How to find the sweet spot of difficulty
Aim high. It’s not as cliché as it sounds, says leadership expert Mark Murphy, author of Hard Goals:
The Secret to Getting from Where You Are to Where You Want to Be. When you’re aiming
to achieve extraordinary things, hitting the farthest target—and missing—can be more
valuable than hitting the closest target and succeeding.
Undersetting goals—say, your target is to reach $5 million in sales over the next 12 months
when you’re already at $4.9 million—allows you to slack off and still hit your objective.
Oversetting goals—for instance, you want to surpass Facebook in users by 2016—can
leave you feeling so defeated that you’ll abandon your efforts.
When you set a goal, you should ask yourself two things:
• What new skills will I acquire by pursuing this goal?
• How will I grow as a person as a result of this goal?
“An appropriately difficult goal is going to require you to learn,” Murphy says. “It’s going
to stretch your brain, excite some neurons, amp you up and awaken your senses.”
Murphy suggests reflecting on what you consider your greatest accomplishments
(developing an innovative product, competing in a triathlon, earning your master’s degree in
business administration, nursing a parent through a difficult illness) and assessing how
much you needed to learn and change for those achievements. Or think about it this way: If
a goal is sufficiently demanding, you’re going to have two to four significant new learning
experiences along the way to reaching it.
Murphy offers another test to assess whether a goal is tough enough but not too tough.
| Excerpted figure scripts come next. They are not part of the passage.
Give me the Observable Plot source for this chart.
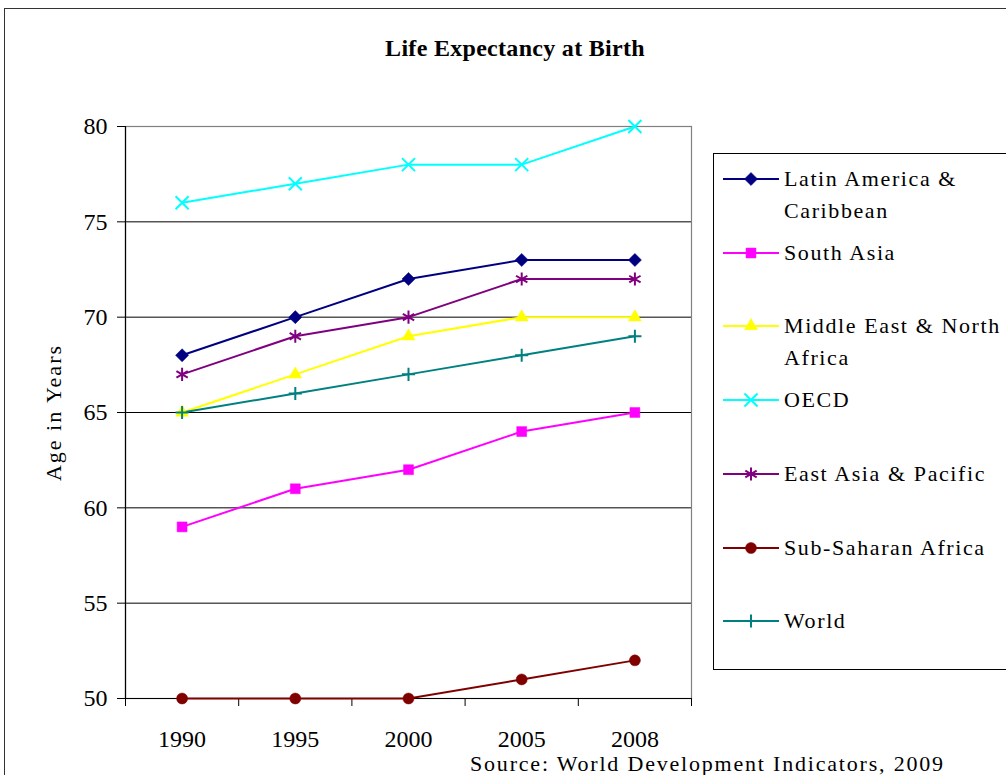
<!DOCTYPE html>
<html><head><meta charset="utf-8">
<script src="https://cdn.jsdelivr.net/npm/d3@7"></script>
<script src="https://cdn.jsdelivr.net/npm/@observablehq/plot@0.6"></script>
<style>
body{margin:0;background:#fff;overflow:hidden;}
#wrap{position:relative;width:1006px;height:775px;overflow:hidden;font-family:"Liberation Serif","Times New Roman",serif;color:#000;}
#border{position:absolute;left:4px;top:8px;width:1100px;height:900px;border:1.5px solid #333;box-sizing:border-box;}
#title{position:absolute;left:0;width:1030px;top:34px;text-align:center;font-weight:bold;font-size:24px;letter-spacing:0.3px;line-height:28px;}
#chart{position:absolute;left:0;top:0;}
#chart svg g[aria-label="y-axis label"] text{letter-spacing:2px;}
#legend{position:absolute;left:713px;top:153px;width:400px;height:517px;border:1px solid #000;box-sizing:border-box;background:#fff;}
.entry{position:absolute;left:9px;}
.entry svg{position:absolute;left:0;top:-10px;}
.entry .lab{position:absolute;left:61px;top:-16px;width:232px;font-size:22px;letter-spacing:1.6px;line-height:32px;}
#source{position:absolute;left:470px;top:751px;font-size:22px;letter-spacing:1.8px;white-space:nowrap;line-height:26px;}
</style></head>
<body>
<div id="wrap">
  <div id="border"></div>
  <div id="title">Life Expectancy at Birth</div>
  <div id="chart"></div>
  <div id="legend"></div>
  <div id="source">Source: World Development Indicators, 2009</div>
</div>
<script>
// ---- data ----
const years = ["1990", "1995", "2000", "2005", "2008"];
const yTicks = [50, 55, 60, 65, 70, 75, 80];
const seriesNames = ["Latin America & Caribbean", "South Asia", "Middle East & North Africa", "OECD", "East Asia & Pacific", "Sub-Saharan Africa", "World"];
const latinAmerica = [68, 70, 72, 73, 73];
const southAsia = [59, 61, 62, 64, 65];
const middleEast = [65, 67, 69, 70, 70];
const oecd = [76, 77, 78, 78, 80];
const eastAsia = [67, 69, 70, 72, 72];
const subSaharan = [50, 50, 50, 51, 52];
const world = [65, 66, 67, 68, 69];
const seriesValues = [latinAmerica, southAsia, middleEast, oecd, eastAsia, subSaharan, world];

// ---- styles ----
const colors = ["#000080", "#FF00FF", "#FFFF00", "#00FFFF", "#800080", "#800000", "#008080"];
const symbols = ["diamond2", "square", "triangle", "times", "asterisk", "circle", "plus"];
const filled = [true, true, true, false, false, true, false];
const radii = [5.9, 5.6, 4.8, 6, 6.2, 5.5, 4.3];

const rows = [];
seriesNames.forEach((name, s) => {
  seriesValues[s].forEach((v, i) => rows.push({series: name, i, year: years[i], value: v}));
});

const boundaries = d3.range(years.length + 1).map(k => k - 0.5);

const marks = [
  Plot.gridY(yTicks, {stroke: "#000", strokeOpacity: 1, strokeWidth: 1}),
  Plot.frame({stroke: "#808080", strokeWidth: 1.2}),
  Plot.axisY(yTicks, {tickSize: 8, tickPadding: 10, stroke: "#000", fontSize: 24, label: null}),
  Plot.axisY({label: "Age in Years", labelAnchor: "center", labelArrow: "none", labelOffset: 80, fontSize: 22, ticks: [], tickSize: 0}),
  Plot.axisX(boundaries, {tickSize: 8, tickFormat: () => "", stroke: "#000", label: null}),
  Plot.axisX(d3.range(years.length), {tickSize: 0, tickPadding: 31, tickFormat: i => years[i], label: null, fontSize: 24}),
  Plot.ruleX([-0.5], {stroke: "#000", strokeWidth: 1.2}),
  Plot.ruleY([50], {stroke: "#000", strokeWidth: 1.2}),
  Plot.line(rows, {x: "i", y: "value", z: "series", stroke: "series", strokeWidth: 2})
];
seriesNames.forEach((name, s) => {
  const data = rows.filter(d => d.series === name);
  marks.push(Plot.dot(data, {
    x: "i", y: "value", symbol: () => symbols[s], r: radii[s],
    fill: filled[s] ? colors[s] : "none",
    stroke: colors[s], strokeWidth: filled[s] ? 0.5 : 2
  }));
});

const chart = Plot.plot({
  width: 1006, height: 775,
  marginLeft: 125, marginRight: 315, marginTop: 126, marginBottom: 77,
  style: {fontFamily: "'Liberation Serif','Times New Roman',serif", fontSize: "22px", background: "transparent", color: "#000"},
  x: {type: "linear", domain: [-0.5, years.length - 0.5], axis: null},
  y: {domain: [50, 80], axis: null},
  color: {domain: seriesNames, range: colors},
  symbol: {type: "identity"},
  marks
});
document.getElementById("chart").appendChild(chart);

// ---- legend ----
const legend = d3.select("#legend");
const symMap = {diamond2: d3.symbolDiamond2, square: d3.symbolSquare, triangle: d3.symbolTriangle, times: d3.symbolTimes, asterisk: d3.symbolAsterisk, circle: d3.symbolCircle, plus: d3.symbolPlus};
seriesNames.forEach((name, s) => {
  const e = legend.append("div").attr("class", "entry").style("top", (25 + s * 73.7) + "px");
  const svg = e.append("svg").attr("width", 58).attr("height", 20);
  svg.append("line").attr("x1", 0).attr("x2", 56).attr("y1", 10).attr("y2", 10)
    .attr("stroke", colors[s]).attr("stroke-width", 2);
  svg.append("path").attr("transform", "translate(28,10)")
    .attr("d", d3.symbol(symMap[symbols[s]], Math.PI * radii[s] * radii[s])())
    .attr("fill", filled[s] ? colors[s] : "none")
    .attr("stroke", colors[s]).attr("stroke-width", filled[s] ? 0.5 : 2);
  e.append("div").attr("class", "lab").text(name);
});
</script>
</body></html>
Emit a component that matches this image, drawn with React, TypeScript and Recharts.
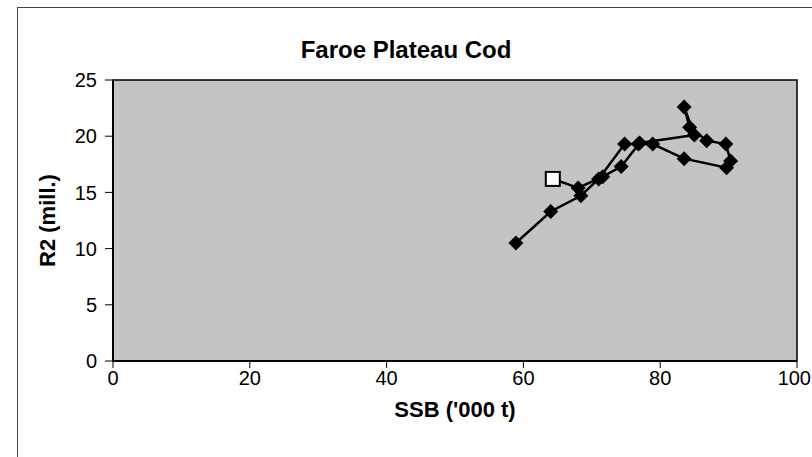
import React from 'react';
import {
  ScatterChart,
  Scatter,
  XAxis,
  YAxis,
  CartesianGrid,
  ReferenceArea,
  Label,
} from 'recharts';

// SSB ('000 t) and R2 (mill.) in year order; the last year is drawn as an open square
const ssbValues = [
  58.9, 64.0, 68.4, 71.0, 74.8, 76.8, 78.9, 83.5, 89.7, 90.3, 89.6, 86.8, 84.3,
  83.5, 85.0, 77.0, 74.3, 71.6, 68.0, 64.3,
];
const recruitValues = [
  10.5, 13.3, 14.7, 16.2, 19.3, 19.3, 19.3, 18.0, 17.2, 17.8, 19.3, 19.6, 20.8,
  22.6, 20.1, 19.4, 17.3, 16.4, 15.4, 16.2,
];

const xTicks = [0, 20, 40, 60, 80, 100];
const yTicks = [0, 5, 10, 15, 20, 25];

const points = ssbValues.map((ssb, i) => ({
  ssb,
  r2: recruitValues[i],
  last: i === ssbValues.length - 1,
}));

const font = '"Liberation Sans", Arial, sans-serif';

const Marker = (props: any) => {
  const { cx, cy, payload } = props;
  if (cx == null || cy == null) return null;
  if (payload.last) {
    return (
      <rect x={cx - 7} y={cy - 7} width={14} height={14} fill="#fff" stroke="#000" strokeWidth={2} />
    );
  }
  const r = 7.5;
  return (
    <path
      d={`M${cx},${cy - r}L${cx + r},${cy}L${cx},${cy + r}L${cx - r},${cy}Z`}
      fill="#000"
    />
  );
};

// last label sits at the page edge, so keep it inside
const XTick = (props: any) => {
  const { x, y, payload } = props;
  const isLast = payload.value === xTicks[xTicks.length - 1];
  return (
    <text
      x={isLast ? 811 : x}
      y={y}
      dy="0.71em"
      textAnchor={isLast ? 'end' : 'middle'}
      fill="#000"
      fontSize={20}
      fontFamily={font}
    >
      {payload.value}
    </text>
  );
};

const App: React.FC = () => {
  return (
    <div
      style={{
        position: 'fixed',
        left: 0,
        top: 0,
        width: 812,
        height: 457,
        overflow: 'hidden',
        background: '#fff',
        fontFamily: font,
      }}
    >
      <div
        style={{
          position: 'absolute',
          left: 17,
          top: 7,
          width: 900,
          height: 600,
          border: '1px solid #444',
        }}
      />
      <div
        style={{
          position: 'absolute',
          left: 0,
          width: 900,
          top: 36,
          textAlign: 'center',
          fontWeight: 'bold',
          fontSize: 24,
          color: '#000',
          paddingRight: 88,
          boxSizing: 'border-box',
        }}
      >
        Faroe Plateau Cod
      </div>
      <div style={{ position: 'absolute', left: 0, top: 0 }}>
        <ScatterChart
          width={812}
          height={457}
          margin={{ top: 80, right: 15, bottom: 0, left: 0 }}
        >
          <CartesianGrid fill="#c4c4c4" horizontal={false} vertical={false} />
          <XAxis
            type="number"
            dataKey="ssb"
            domain={[0, 100]}
            ticks={xTicks}
            height={96}
            interval={0}
            axisLine={{ stroke: '#000', strokeWidth: 2 }}
            tickLine={{ stroke: '#000', strokeWidth: 1 }}
            tickSize={7}
            tickMargin={3}
            tick={<XTick />}
          >
            <Label
              value="SSB ('000 t)"
              position="insideBottom"
              offset={40}
              style={{ fill: '#000', fontSize: 22, fontWeight: 'bold', fontFamily: font }}
            />
          </XAxis>
          <YAxis
            type="number"
            dataKey="r2"
            domain={[0, 25]}
            ticks={yTicks}
            width={113}
            interval={0}
            axisLine={{ stroke: '#000', strokeWidth: 2 }}
            tickLine={{ stroke: '#000', strokeWidth: 1 }}
            tickSize={8}
            tickMargin={8}
            tick={{ fill: '#000', fontSize: 20, fontFamily: font }}
          >
            <Label
              value="R2 (mill.)"
              angle={-90}
              position="insideLeft"
              offset={47}
              style={{ fill: '#000', fontSize: 22, fontWeight: 'bold', fontFamily: font, textAnchor: 'middle' }}
            />
          </YAxis>
          <ReferenceArea x1={0} x2={100} y1={0} y2={25} fill="none" stroke="#000" strokeWidth={1.5} />
          <Scatter
            data={points}
            line={{ stroke: '#000', strokeWidth: 2.5 }}
            shape={<Marker />}
            isAnimationActive={false}
          />
        </ScatterChart>
      </div>
    </div>
  );
};

export default App;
Ask
yourself, To what extent is this goal within my comfort zone? Possible answers:
1. Totally within my comfort zone. (“I could do it with my eyes closed.”)
2. Pretty much within my comfort zone. (“My eyes are open, but I’m not excited.”)
3. A little outside my comfort zone. (“I’m feeling a twinge of nervousness.”)
4. Outside my comfort zone. (“I’m on pins and needles.”)
5. Way outside my comfort zone. (“I’m so anxiety-ridden that I can’t even respond.” )
You should aim for No. 4, a goal that takes you into uncharted territory but doesn’t leave you
feeling hopelessly lost.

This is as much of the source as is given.